If you have a posts table where everyone can read but only logged-in users can write:

-- Enable RLS on the posts table
ALTER TABLE posts ENABLE ROW LEVEL SECURITY;

-- Allow 'anon' and 'authenticated' users to read all posts
CREATE POLICY "Public posts are visible to everyone" ON posts
FOR SELECT
TO anon, authenticated
USING (true);

-- Allow only 'authenticated' users to insert new posts
CREATE POLICY "Authenticated users can create posts" ON posts
FOR INSERT
TO authenticated
WITH CHECK (true);

The TO clause specifies which PostgreSQL role the policy applies to. This powerful mechanism allows you to create different access rules for different user states.

Example 2: Restricting access based on custom roles

You can also implement Role-Based Access Control (RBAC) by storing user roles in a separate table or as a custom claim in the user's JWT. The JWT's claims are accessible inside your RLS policies, allowing you to create fine-grained access rules.

Let's assume you have a user_roles table. You can write a policy that checks if the user has the 'admin' role:

CREATE POLICY "Admins can update all posts" ON posts
FOR UPDATE
TO authenticated
USING (
auth.uid() IN (
SELECT user_id FROM user_roles WHERE role = 'admin'
)
);

This policy ensures that only authenticated users who are also listed as 'admin' in the user_roles table can update any post.

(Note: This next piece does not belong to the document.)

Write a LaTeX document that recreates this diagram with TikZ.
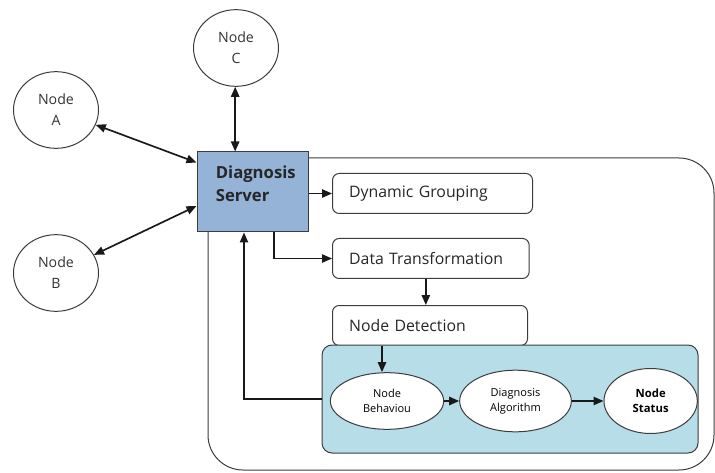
\documentclass[tikz,border=0pt]{standalone}
\usepackage{fontspec}
\setmainfont{Open Sans}
\usetikzlibrary{arrows.meta, shapes.geometric, positioning}
\definecolor{serverblue}{RGB}{149,179,215}
\definecolor{panelblue}{RGB}{183,221,232}
\definecolor{linegray}{RGB}{60,60,60}

\begin{document}
\begin{tikzpicture}[x=0.6pt, y=-0.6pt,
    peer/.style={draw=linegray, ellipse, line width=0.6pt, minimum width=51pt, minimum height=46pt,
      inner sep=0pt, align=center, font=\fontsize{8.5}{12.6}\selectfont, text=black!80},
    stage/.style={draw=linegray, rounded corners=4pt, line width=0.6pt, anchor=west, minimum height=24pt,
      align=left, inner xsep=10pt, text width=98pt, font=\fontsize{9.5}{11}\selectfont, text=black!85},
    oval/.style={draw=linegray, ellipse, fill=white, line width=0.6pt, inner sep=0pt, align=center,
      font=\fontsize{6.6}{9}\selectfont},
    link/.style={line width=1pt, draw=black!90, -{Triangle[length=6pt,width=5pt]}},
    twoway/.style={link, {Triangle[length=6pt,width=5pt]}-{Triangle[length=6pt,width=5pt]}}
  ]
  \useasboundingbox (0,0) rectangle (715,473);

  % outer frame, partly under the server box
  \draw[linegray, line width=0.6pt, rounded corners=21pt] (208,158) rectangle (714,470);

  \node[peer] (nodeC) at (236,48) {Node\\C};
  \node[peer] (nodeA) at (56,110) {Node\\A};
  \node[peer] (nodeB) at (56,273) {Node\\B};

  \node[draw=linegray, fill=serverblue, line width=0.6pt, minimum width=66.6pt, minimum height=48pt,
    inner sep=0pt] (server) at (252.5,192) {};
  \node[anchor=west, align=left, inner sep=0pt, font=\fontsize{10}{14}\selectfont\bfseries, text=black!85]
    (servertext) at ([xshift=11.4pt, yshift=5pt]server.west) {Diagnosis\\Server};

  \node[stage, text width=100pt] (grouping) at (332,193.5) {Dynamic Grouping};
  \node[stage] (transform) at (332,258.5) {Data Transformation};
  \node[stage, text width=97pt] (detect) at (332,325.5) {Node Detection};

  \node[draw=linegray, fill=panelblue, line width=0.6pt, rounded corners=6pt, minimum width=225.6pt,
    minimum height=64.8pt, inner sep=0pt] (panel) at (510,399) {};
  \node[oval, minimum width=68pt, minimum height=34pt] (behav) at (387,401) {Node\\Behaviou};
  \node[oval, minimum width=67pt, minimum height=37pt, right=9pt of behav] (algo) {Diagnosis\\Algorithm};
  \node[oval, minimum width=56pt, minimum height=39pt, right=19pt of algo, font=\fontsize{6.8}{9}\selectfont\bfseries]
    (status) {Node\\Status};

  \draw[twoway] (nodeA) -- ([yshift=-6.6pt]server.north west);
  \draw[twoway] (nodeB) -- ([yshift=-8.4pt]server.west);
  \draw[twoway] ([xshift=-0.5pt]nodeC.south) -- ([xshift=-0.5pt]nodeC.south |- server.north);
  \draw[link] (server.east |- grouping.west) -- (grouping.west);
  \draw[link] ([xshift=12.9pt]server.south) |- (transform.west);
  \draw[link] ([xshift=-3pt]transform.south) -- ([xshift=-3pt]transform.south |- detect.north);
  \draw[link] ([xshift=-3pt]behav.north |- detect.south) -- ([xshift=-3pt]behav.north);
  \draw[link] (behav) -- (algo);
  \draw[link] (algo) -- (status);
  \draw[link, line width=0.8pt] (panel.west) -| ([xshift=-5.1pt]server.south);
\end{tikzpicture}
\end{document}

The Interaction Between Supabase Auth and RLS

Supabase Auth and RLS policies are designed to work together seamlessly to provide a secure authorization layer [1]. Here's how they interact:

  1. Authentication: When a user signs in (e.g., with email/password or OAuth), Supabase Auth verifies their identity and issues a JSON Web Token (JWT). This JWT contains a unique user ID (sub claim) and other metadata.
  2. Authorization: When the Supabase client makes a request to the database, it automatically includes the user's JWT in the request header.
  3. JWT Verification: The Supabase API gateway (PostgREST) intercepts the request. It verifies the JWT's signature and expiration.
  4. Role Assignment: Upon successful verification, PostgREST switches the PostgreSQL session from the anon role to the authenticated role.
  5. Policy Evaluation: PostgreSQL then evaluates the RLS policies for the requested table. The policies can access data from the user's JWT, most importantly the user's ID via auth.uid(). This allows policies to filter data based on who is making the request.

This process ensures that a user cannot access data they are not authorized to see, even if they tried to bypass the client-side code. RLS acts as a final, server-side security layer that is applied to every single database query, guaranteeing that your data remains secure [1, 2].